Thursday, January 10, 2008

As They Are NOW

One of my “normal” children goes to a school where there are two important staff members: One that he sees daily, and one that he has less contact with. From the beginning of this year (when he entered this school) the first staff member has been pretty positive, and the second rather negative. Not that the first found nothing to complain about, but he did so in a way that showed that he believed in the boy.
Unfortunately, the second staff member has been almost universally negative. He has never contacted us with positive information, only with negative.
My son commented that all the boys in the school know that this teacher will see the good in boys that he is inclined to, and the bad in those whom he is prejudiced against. This suddenly reminded me of something that I had noticed when the children were younger, and I shared it with my son:
I had noticed that if a child had misbehaved, I was much more inclined to label any rambunctious behavior negatively (“he’s starting up with me”, “he’s being sassy…”). And if a child had gotten on my good side for some reason, the SAME behavior was likely to be excused or overlooked. In other words: I am likely to see what I expect to.

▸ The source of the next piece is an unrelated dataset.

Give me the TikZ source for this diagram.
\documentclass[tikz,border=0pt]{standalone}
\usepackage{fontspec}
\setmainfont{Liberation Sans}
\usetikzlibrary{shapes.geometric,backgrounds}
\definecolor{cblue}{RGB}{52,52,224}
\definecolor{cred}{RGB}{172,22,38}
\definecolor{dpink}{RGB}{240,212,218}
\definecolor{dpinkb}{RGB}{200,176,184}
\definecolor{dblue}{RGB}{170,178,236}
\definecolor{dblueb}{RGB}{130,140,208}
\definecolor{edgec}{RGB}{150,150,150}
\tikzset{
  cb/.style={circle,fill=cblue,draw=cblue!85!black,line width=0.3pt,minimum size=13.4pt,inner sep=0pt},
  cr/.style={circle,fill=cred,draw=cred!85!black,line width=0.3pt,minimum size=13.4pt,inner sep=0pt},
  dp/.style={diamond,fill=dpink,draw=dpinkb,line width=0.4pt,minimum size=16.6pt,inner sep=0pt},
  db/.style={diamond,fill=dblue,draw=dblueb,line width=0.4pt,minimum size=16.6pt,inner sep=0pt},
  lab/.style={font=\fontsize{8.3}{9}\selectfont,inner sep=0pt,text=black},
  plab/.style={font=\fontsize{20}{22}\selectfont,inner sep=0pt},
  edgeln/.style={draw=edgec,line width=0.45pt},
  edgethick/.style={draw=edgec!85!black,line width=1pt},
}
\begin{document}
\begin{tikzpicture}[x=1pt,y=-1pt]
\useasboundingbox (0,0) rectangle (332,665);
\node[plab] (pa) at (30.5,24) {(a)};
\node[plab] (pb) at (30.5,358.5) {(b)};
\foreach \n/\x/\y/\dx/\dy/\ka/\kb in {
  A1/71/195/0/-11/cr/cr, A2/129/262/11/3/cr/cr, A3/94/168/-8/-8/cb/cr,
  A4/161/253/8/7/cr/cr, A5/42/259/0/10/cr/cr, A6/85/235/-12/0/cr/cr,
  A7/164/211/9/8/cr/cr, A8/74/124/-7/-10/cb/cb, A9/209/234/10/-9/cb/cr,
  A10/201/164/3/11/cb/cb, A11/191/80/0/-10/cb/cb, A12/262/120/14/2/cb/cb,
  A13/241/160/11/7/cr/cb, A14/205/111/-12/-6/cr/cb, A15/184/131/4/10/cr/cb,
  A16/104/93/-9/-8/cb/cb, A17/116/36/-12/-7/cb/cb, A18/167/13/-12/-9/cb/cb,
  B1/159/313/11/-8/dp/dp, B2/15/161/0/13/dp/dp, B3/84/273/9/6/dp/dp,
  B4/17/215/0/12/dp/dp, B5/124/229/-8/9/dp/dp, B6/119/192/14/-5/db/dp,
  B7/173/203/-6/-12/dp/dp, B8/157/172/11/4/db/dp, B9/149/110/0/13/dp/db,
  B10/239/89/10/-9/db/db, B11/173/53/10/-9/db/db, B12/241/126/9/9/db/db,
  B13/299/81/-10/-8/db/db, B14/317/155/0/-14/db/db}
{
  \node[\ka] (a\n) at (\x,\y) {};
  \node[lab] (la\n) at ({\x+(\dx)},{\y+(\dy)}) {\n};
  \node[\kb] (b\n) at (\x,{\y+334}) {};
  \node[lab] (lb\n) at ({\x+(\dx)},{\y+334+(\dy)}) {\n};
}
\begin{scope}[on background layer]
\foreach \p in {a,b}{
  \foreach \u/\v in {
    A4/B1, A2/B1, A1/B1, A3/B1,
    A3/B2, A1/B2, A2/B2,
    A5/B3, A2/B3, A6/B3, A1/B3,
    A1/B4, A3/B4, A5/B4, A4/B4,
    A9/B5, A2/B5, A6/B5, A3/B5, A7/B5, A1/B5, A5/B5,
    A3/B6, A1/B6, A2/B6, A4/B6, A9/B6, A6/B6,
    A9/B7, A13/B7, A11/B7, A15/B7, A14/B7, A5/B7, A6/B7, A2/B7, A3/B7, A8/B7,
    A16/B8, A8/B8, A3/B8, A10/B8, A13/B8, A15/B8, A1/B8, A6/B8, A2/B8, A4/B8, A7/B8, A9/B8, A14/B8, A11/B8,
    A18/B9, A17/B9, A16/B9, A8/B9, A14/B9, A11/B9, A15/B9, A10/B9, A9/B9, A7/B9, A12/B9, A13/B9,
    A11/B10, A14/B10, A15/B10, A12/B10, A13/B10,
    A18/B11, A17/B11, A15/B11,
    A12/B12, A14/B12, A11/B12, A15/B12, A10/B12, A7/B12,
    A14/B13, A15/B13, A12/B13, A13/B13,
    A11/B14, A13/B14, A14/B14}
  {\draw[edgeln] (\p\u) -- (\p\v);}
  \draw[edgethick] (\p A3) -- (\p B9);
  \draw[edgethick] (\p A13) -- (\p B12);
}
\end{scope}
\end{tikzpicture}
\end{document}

So this is a challenge to all parents: Even when your child has misbehaved, can you drop the anger and preconceived opinions, and let this child continue the day with a clean slate? [Incidentally, G-d judged Esau when he was with Hagar in the desert as he was THEN, despite his less-than-good future.]
Because if we do not judge them “where they are now”, they will notice that we are not being fair. Woe to us for such a mistake!
And of course I charged my son: If you can be good enough for a while, you will surely move to the second teacher’s “good” list. If you change, so can he.